At some point, my parents bought their house in Orangeburgh, New York, which was closer to my dad’s work in New York City. George and his father John moved to Orangeburgh with my parents, and they all lived together from then on. George became more like a brother to us (Jack, Tom, George (me), and Jimmy), than an uncle. My mother really became, to some extent, George’s mother, also. George use to talk to me about the good times he had with my father, Tom, hiking and swimming in Rockland Lake and Orangeburgh. In Orangeburgh, George went to school and ultimately graduated from Congers High School, where Orangeburgh students went to High School.
I think George was a pretty good student and I know he played some sports, like Hockey.
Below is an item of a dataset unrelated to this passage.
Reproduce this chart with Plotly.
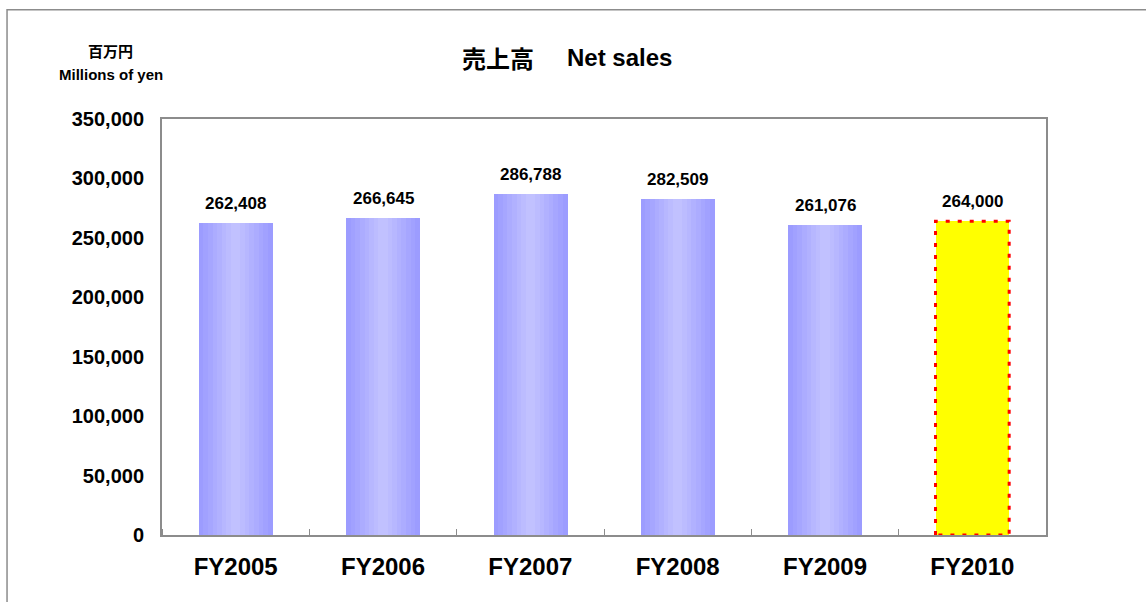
import plotly.graph_objects as go

years = ["FY2005", "FY2006", "FY2007", "FY2008", "FY2009", "FY2010"]
net_sales = [262408, 266645, 286788, 282509, 261076, 264000]
# last year is the forecast (drawn yellow with a dotted outline)
actual_years = 5

BAR_W = 0.5
N_STRIPS = 16
EDGE = (153, 153, 255)
MID = (196, 196, 255)


def strip_colour(k):
    # light in the middle, darker at both edges
    t = abs((k + 0.5) / N_STRIPS - 0.5) * 2
    r, g, b = [round(m + (e - m) * t) for m, e in zip(MID, EDGE)]
    return f"rgb({r},{g},{b})"


x_pos = list(range(len(years)))
fig = go.Figure()

# gradient bars for the actual years, built as thin strips
sw = BAR_W / N_STRIPS
for k in range(N_STRIPS):
    fig.add_trace(
        go.Bar(
            x=x_pos[:actual_years],
            y=net_sales[:actual_years],
            width=sw * 1.08,
            offset=-BAR_W / 2 + k * sw,
            marker=dict(color=strip_colour(k), line=dict(width=0)),
            hoverinfo="skip",
            showlegend=False,
        )
    )

# forecast bar
fx = x_pos[actual_years:]
fy = net_sales[actual_years:]
fig.add_trace(
    go.Bar(
        x=fx,
        y=fy,
        width=BAR_W,
        marker=dict(color="#FFFF00", line=dict(width=0)),
        showlegend=False,
    )
)
for x, v in zip(fx, fy):
    fig.add_trace(
        go.Scatter(
            x=[x - BAR_W / 2, x - BAR_W / 2, x + BAR_W / 2, x + BAR_W / 2, x - BAR_W / 2],
            y=[0, v, v, 0, 0],
            mode="lines",
            line=dict(color="#FF0000", width=3, dash="4px,8px"),
            hoverinfo="skip",
            showlegend=False,
        )
    )

for x, v in zip(x_pos, net_sales):
    fig.add_annotation(
        x=x, y=v, text=f"<b>{v:,}</b>", showarrow=False, yanchor="bottom", yshift=8,
        font=dict(size=17, color="black", family="Liberation Sans"),
    )

fig.add_annotation(
    xref="paper", yref="paper", x=0.380, y=1.149, text="<b>売上高</b>", showarrow=False,
    xanchor="center", yanchor="middle",
    font=dict(size=24, color="black", family="Noto Sans CJK JP"),
)
fig.add_annotation(
    xref="paper", yref="paper", x=0.517, y=1.149, text="<b>Net sales</b>", showarrow=False,
    xanchor="center", yanchor="middle",
    font=dict(size=24, color="black", family="Liberation Sans"),
)
fig.add_annotation(
    xref="paper", yref="paper", x=-0.058, y=1.164, text="<b>百万円</b>", showarrow=False,
    xanchor="center", yanchor="middle",
    font=dict(size=15, color="black", family="Noto Sans CJK JP"),
)
fig.add_annotation(
    xref="paper", yref="paper", x=-0.058, y=1.107, text="<b>Millions of yen</b>", showarrow=False,
    xanchor="center", yanchor="middle",
    font=dict(size=15, color="black", family="Liberation Sans"),
)

# outer chart border
fig.add_shape(
    type="rect", xref="paper", yref="paper", x0=-0.1753, y0=-0.2, x1=1.2, y1=1.2627,
    line=dict(color="#8c8c8c", width=1.5), layer="below",
)

fig.update_layout(
    width=1146,
    height=602,
    margin=dict(l=162, r=100, t=119, b=67),
    paper_bgcolor="white",
    plot_bgcolor="white",
    barmode="overlay",
    bargap=0,
    font=dict(family="Liberation Sans", color="black"),
    xaxis=dict(
        range=[-0.5, 5.5],
        tickvals=x_pos,
        ticktext=[f"<b>{y}</b>" for y in years],
        tickfont=dict(size=24),
        ticks="",
        showgrid=False,
        zeroline=False,
        showline=True,
        linecolor="#8c8c8c",
        linewidth=2,
        mirror=True,
        ticklabelstandoff=9,
        minor=dict(tick0=0.5, dtick=1, ticks="inside", ticklen=6, tickcolor="#8c8c8c", tickwidth=1),
    ),
    yaxis=dict(
        range=[0, 350000],
        dtick=50000,
        tickformat=",d",
        tickfont=dict(size=20),
        showgrid=False,
        zeroline=False,
        showline=True,
        linecolor="#8c8c8c",
        linewidth=2,
        mirror=True,
        ticks="",
        ticklabelstandoff=12,
    ),
)
fig.update_yaxes(tickprefix="<b>", ticksuffix="</b>")

fig.write_html(
    "out.html",
    config={"displayModeBar": False},
    post_script="document.body.style.margin='0';",
)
He was a kid in the Depression and no on had any money. While he was in school, he had odd jobs, like caddying at Blue Hills Golf Club, near our house in Orangeburgh.
He became very handy with mechanical things and I know that for a time, during High School and full time after he graduated, he worked at Hoffman’s Shell Station on Rt. 303 in Orangeburgh.
George liked cars and I think he had a Ford Roadster with a rumble seat for a while and then a 1936 Plymouth, which I think was almost new when he bought it. The car was his pride and joy, and he washed and polished it often.
While he was growing up, my family visited quite a bit with my father’s sister and her family, who lived in Brooklyn. My father’s niece was a beautiful girl, and as she got older, George and Rita got interested in each other, and when George went off to war, she waited until he returned and they married in the Spring of 1946.
George and Rita’s kids were my 1st and 2nd cousins. Rita was my 1st cousin, because she was my father’s niece, and my aunt, because she became my Uncle George’s wife. It’s tuff to figure out, but it works if you think about it. George went to Cooper Union Business School in New York City at night.
The U.S. was not in the war in early 1941, but it was an ominous time and we were clearly drifting toward war. The Selective Service Act was passed by one vote in Congress in 1940, and in late 1940, George was drafted “to build an army that would help us avoid war”, President Roosevelt said. George went into the army in January of 1941 and went to Fort Bragg in Fayetteville, North Carolina, for Basic Training.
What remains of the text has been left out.